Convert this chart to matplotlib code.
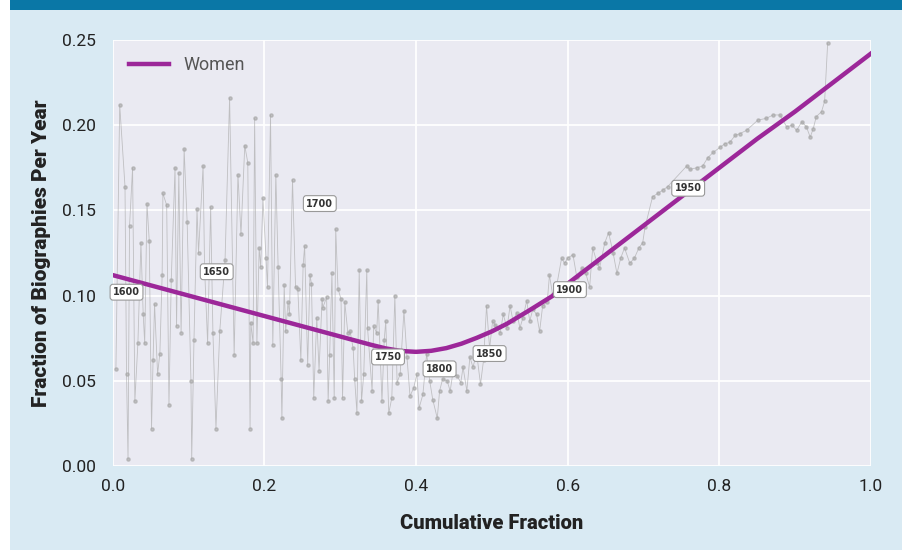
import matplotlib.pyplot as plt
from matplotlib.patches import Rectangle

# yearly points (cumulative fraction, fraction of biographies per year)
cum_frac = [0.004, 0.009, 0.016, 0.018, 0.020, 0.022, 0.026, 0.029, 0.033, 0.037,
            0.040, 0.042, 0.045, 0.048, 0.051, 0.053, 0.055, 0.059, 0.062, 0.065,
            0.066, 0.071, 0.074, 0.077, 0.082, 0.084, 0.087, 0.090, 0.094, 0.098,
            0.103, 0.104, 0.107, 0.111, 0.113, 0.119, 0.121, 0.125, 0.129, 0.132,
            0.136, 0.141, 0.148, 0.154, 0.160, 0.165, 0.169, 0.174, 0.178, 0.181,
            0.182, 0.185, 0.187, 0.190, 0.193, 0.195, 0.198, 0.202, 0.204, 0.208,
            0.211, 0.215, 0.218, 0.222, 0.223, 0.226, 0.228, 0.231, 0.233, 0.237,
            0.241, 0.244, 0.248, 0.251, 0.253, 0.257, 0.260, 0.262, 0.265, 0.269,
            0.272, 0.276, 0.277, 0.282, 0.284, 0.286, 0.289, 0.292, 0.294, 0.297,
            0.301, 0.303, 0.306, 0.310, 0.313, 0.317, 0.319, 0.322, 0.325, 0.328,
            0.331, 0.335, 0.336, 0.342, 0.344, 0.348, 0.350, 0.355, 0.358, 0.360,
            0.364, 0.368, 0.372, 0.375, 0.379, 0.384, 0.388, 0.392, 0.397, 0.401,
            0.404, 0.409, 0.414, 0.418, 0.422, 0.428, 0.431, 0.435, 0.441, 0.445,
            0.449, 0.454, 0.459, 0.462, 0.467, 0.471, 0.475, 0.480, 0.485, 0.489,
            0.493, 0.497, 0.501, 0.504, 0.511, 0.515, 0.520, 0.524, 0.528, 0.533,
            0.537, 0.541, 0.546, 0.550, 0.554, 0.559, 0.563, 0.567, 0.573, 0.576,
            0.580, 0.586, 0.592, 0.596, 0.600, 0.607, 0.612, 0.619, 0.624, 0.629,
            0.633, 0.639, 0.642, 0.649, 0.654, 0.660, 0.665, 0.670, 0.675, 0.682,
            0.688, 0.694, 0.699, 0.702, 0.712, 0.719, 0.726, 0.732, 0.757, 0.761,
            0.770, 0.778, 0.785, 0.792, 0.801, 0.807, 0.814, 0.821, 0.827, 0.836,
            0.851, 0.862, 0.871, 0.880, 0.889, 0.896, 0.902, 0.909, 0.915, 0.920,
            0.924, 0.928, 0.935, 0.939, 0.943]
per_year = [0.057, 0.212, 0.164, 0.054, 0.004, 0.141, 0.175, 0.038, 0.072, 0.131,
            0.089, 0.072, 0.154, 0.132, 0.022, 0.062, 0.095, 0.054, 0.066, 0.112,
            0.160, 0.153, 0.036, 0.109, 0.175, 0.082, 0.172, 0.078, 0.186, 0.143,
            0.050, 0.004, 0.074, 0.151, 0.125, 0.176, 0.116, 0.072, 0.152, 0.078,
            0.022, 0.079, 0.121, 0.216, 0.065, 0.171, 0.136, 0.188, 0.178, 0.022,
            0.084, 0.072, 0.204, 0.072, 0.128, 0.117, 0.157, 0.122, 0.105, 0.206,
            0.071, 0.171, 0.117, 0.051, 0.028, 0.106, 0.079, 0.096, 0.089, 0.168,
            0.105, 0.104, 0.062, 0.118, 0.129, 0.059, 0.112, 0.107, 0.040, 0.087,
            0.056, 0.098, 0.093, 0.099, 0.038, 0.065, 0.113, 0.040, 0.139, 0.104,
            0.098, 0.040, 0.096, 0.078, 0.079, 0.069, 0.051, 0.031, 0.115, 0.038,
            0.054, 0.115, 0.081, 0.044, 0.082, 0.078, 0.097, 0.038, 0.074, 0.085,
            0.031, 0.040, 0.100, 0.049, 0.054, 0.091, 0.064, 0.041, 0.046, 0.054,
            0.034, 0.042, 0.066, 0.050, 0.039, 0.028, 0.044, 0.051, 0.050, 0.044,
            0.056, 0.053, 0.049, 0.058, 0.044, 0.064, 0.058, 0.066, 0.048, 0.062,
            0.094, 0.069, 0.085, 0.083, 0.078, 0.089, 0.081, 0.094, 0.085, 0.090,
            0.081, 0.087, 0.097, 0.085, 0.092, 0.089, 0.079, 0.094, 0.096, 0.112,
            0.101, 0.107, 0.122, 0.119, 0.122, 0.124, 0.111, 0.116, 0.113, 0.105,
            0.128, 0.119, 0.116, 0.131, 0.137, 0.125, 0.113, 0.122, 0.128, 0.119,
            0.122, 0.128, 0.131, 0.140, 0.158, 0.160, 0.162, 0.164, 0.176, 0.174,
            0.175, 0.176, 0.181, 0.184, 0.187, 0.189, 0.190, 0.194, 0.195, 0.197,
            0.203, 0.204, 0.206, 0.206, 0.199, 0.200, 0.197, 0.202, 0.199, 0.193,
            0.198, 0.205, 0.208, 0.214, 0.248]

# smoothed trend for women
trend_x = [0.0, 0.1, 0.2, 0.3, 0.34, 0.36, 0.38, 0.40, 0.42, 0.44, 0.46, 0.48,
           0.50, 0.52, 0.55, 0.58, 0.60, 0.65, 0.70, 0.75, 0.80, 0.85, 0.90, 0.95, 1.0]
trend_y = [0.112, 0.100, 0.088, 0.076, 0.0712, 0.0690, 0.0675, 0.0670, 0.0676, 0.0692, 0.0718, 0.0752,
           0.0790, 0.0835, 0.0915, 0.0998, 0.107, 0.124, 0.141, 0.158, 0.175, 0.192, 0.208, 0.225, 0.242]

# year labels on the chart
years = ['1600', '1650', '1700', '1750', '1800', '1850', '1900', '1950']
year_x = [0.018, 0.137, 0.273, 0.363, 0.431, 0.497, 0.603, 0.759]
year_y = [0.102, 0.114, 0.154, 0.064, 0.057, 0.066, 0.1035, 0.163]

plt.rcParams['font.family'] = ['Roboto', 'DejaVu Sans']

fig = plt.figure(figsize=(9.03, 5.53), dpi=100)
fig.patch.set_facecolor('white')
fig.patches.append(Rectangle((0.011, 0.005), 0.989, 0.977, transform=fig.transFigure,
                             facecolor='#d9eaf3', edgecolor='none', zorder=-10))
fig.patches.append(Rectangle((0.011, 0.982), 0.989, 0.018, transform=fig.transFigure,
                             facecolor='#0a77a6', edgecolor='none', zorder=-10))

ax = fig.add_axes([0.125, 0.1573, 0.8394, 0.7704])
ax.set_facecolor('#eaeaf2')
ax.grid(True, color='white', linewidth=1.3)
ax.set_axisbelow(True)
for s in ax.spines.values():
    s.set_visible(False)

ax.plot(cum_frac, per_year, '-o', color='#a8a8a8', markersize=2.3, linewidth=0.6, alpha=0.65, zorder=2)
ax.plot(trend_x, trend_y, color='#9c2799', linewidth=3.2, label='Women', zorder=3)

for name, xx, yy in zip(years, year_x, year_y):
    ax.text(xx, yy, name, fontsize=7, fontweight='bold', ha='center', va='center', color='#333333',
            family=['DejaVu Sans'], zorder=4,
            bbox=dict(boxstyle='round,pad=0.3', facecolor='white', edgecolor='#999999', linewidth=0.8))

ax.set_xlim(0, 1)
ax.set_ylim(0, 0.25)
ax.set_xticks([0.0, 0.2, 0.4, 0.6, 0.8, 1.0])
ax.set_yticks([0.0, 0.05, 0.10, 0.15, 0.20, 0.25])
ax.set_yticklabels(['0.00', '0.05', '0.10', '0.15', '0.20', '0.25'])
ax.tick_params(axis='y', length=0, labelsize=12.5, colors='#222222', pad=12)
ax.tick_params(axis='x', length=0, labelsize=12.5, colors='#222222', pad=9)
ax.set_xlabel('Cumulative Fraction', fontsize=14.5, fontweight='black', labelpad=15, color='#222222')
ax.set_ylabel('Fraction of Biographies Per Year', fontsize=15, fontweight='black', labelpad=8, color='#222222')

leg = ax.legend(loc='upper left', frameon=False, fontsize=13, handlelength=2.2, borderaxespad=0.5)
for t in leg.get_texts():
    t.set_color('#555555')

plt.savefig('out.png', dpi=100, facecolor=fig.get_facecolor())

# # # # # # #

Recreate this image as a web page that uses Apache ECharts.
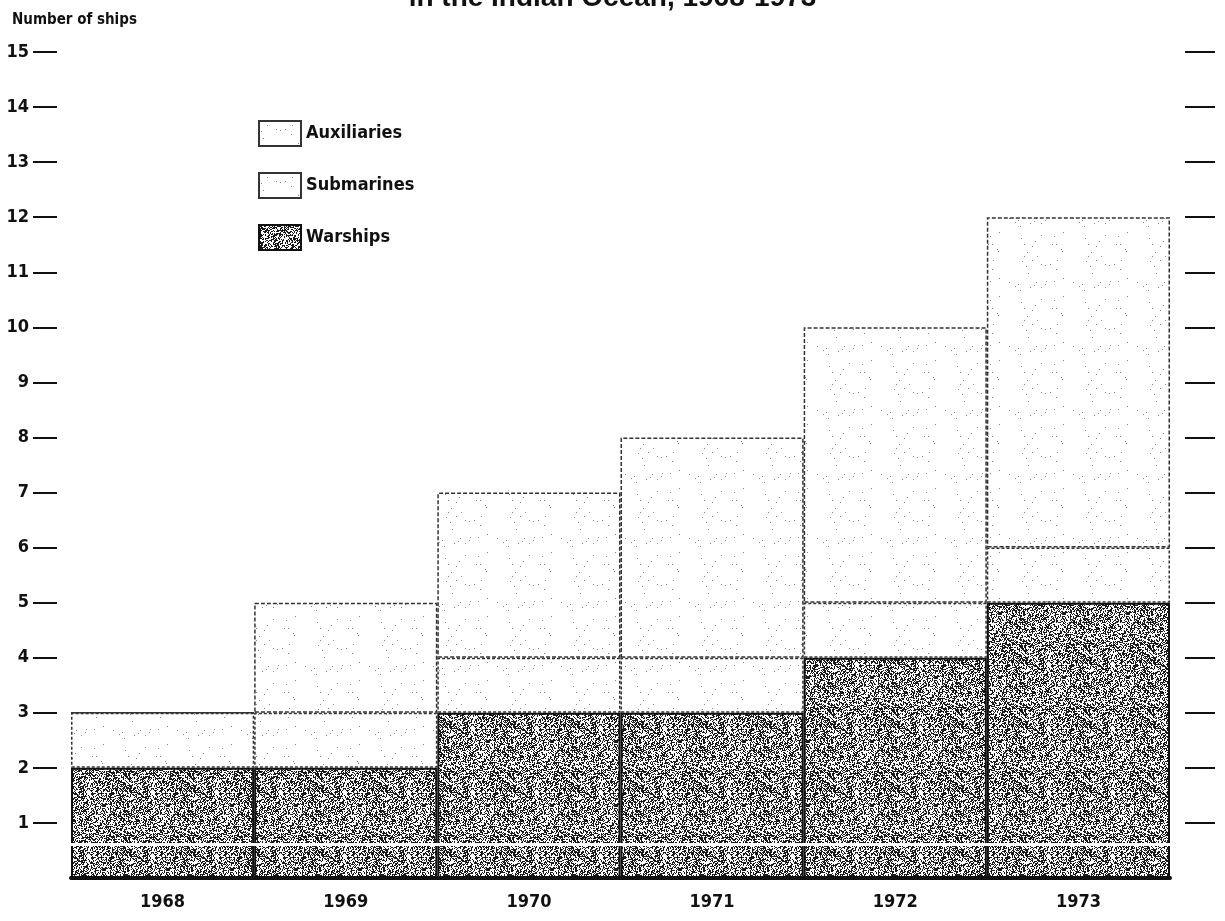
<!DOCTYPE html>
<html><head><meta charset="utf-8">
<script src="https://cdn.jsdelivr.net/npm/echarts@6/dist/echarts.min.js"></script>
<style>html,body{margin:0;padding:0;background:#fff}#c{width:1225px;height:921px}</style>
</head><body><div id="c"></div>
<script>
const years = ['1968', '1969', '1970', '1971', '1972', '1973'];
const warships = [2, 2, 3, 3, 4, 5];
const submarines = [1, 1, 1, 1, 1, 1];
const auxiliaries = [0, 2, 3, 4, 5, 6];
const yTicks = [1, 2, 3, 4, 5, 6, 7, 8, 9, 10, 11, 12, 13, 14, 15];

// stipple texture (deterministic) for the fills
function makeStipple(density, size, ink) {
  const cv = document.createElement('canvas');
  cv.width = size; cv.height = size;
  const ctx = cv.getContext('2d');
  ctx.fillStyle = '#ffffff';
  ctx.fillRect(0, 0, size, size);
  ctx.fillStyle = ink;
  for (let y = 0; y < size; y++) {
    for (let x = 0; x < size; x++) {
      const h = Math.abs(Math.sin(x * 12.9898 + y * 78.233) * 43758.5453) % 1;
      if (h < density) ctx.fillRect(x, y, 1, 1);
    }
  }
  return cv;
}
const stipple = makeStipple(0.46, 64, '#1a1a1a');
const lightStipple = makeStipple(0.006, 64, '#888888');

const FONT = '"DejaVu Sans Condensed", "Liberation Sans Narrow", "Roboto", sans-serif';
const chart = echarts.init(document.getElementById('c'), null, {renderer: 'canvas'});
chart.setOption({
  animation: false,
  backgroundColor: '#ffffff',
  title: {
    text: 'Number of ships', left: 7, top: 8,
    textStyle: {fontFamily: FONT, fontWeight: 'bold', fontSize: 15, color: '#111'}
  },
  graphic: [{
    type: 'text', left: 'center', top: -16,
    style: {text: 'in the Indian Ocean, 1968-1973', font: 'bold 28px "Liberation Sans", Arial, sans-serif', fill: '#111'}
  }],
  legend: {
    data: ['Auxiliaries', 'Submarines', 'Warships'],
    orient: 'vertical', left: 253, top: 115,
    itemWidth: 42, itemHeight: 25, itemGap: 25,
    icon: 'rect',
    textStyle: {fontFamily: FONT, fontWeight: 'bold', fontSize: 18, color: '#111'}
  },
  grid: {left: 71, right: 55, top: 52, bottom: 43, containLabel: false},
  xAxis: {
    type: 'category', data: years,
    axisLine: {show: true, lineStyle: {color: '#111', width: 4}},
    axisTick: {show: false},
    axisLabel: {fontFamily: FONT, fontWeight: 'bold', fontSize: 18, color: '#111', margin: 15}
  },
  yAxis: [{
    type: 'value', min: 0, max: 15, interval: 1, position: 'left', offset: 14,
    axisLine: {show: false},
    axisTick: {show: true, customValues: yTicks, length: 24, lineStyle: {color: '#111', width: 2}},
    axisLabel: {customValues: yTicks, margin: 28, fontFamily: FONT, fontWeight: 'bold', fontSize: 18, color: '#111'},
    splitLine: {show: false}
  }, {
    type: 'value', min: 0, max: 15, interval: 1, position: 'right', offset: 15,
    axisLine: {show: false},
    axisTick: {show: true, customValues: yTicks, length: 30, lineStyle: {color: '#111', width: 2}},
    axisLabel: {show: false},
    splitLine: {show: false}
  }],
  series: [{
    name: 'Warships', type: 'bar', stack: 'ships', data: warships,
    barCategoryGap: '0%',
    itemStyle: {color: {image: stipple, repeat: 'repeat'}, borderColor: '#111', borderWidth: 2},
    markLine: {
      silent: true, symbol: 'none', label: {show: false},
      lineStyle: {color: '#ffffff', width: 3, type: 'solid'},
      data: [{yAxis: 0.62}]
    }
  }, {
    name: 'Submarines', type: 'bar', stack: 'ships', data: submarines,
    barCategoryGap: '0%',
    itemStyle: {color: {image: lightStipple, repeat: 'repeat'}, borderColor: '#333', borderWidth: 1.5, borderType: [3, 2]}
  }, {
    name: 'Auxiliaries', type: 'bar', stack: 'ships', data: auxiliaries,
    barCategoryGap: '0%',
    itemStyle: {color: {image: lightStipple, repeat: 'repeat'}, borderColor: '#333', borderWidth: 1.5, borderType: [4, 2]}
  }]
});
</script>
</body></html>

# # # # # # #

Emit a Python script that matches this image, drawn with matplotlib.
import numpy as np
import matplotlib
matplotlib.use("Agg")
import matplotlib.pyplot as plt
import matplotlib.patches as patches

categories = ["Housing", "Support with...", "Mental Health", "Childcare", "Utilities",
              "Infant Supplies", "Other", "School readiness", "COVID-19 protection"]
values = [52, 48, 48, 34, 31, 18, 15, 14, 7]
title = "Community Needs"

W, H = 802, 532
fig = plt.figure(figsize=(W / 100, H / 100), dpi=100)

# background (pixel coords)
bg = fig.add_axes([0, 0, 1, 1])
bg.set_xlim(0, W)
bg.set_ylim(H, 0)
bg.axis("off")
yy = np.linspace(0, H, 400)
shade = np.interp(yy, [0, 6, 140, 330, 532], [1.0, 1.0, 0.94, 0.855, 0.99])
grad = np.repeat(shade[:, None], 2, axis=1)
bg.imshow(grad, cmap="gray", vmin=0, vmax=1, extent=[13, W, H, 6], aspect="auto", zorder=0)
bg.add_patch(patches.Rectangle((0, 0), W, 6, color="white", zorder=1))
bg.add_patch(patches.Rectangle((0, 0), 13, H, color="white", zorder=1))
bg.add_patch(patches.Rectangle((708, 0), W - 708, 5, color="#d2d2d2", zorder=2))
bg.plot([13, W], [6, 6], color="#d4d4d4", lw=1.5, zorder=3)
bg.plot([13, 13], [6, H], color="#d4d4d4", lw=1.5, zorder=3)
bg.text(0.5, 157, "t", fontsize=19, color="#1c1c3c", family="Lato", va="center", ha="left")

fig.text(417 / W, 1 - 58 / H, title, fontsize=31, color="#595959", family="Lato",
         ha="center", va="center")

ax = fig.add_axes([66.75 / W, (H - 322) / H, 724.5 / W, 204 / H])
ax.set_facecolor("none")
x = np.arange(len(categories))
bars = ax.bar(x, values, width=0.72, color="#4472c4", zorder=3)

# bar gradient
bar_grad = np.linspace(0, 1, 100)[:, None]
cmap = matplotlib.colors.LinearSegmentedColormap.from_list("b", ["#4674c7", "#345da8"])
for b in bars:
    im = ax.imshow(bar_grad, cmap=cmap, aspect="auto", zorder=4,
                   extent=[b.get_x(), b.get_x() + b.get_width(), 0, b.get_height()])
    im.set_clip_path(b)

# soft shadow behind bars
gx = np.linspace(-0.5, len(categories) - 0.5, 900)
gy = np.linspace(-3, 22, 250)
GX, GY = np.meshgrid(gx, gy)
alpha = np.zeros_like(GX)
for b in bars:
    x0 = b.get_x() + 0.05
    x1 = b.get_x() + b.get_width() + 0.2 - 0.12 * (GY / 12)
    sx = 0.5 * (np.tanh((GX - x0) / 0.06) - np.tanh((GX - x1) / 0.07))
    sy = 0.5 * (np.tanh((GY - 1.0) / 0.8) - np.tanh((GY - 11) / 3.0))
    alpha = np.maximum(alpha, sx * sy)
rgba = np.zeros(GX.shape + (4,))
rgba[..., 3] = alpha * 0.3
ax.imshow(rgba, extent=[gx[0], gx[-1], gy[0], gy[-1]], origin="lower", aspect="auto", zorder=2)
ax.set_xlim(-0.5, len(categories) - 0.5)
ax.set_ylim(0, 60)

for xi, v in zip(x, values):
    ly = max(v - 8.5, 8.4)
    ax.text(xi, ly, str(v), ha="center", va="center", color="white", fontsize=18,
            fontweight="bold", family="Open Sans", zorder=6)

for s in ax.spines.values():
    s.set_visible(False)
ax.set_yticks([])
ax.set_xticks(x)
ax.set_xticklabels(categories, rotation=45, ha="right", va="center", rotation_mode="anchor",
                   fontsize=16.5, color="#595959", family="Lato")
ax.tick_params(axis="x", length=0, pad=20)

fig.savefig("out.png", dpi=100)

# # # # # # #

◆ REQUIREMENTS ◆
Exactly reproduce the stretch that starts at the line containing "Convert this chart to matplotlib code." and ends at the line containing "from matplotlib.patches import Rectangle", both ends included; leave any pictures out.

◆ RESPONSE TO THE EXERCISE ◆
Convert this chart to matplotlib code.
import matplotlib.pyplot as plt
from matplotlib.patches import Rectangle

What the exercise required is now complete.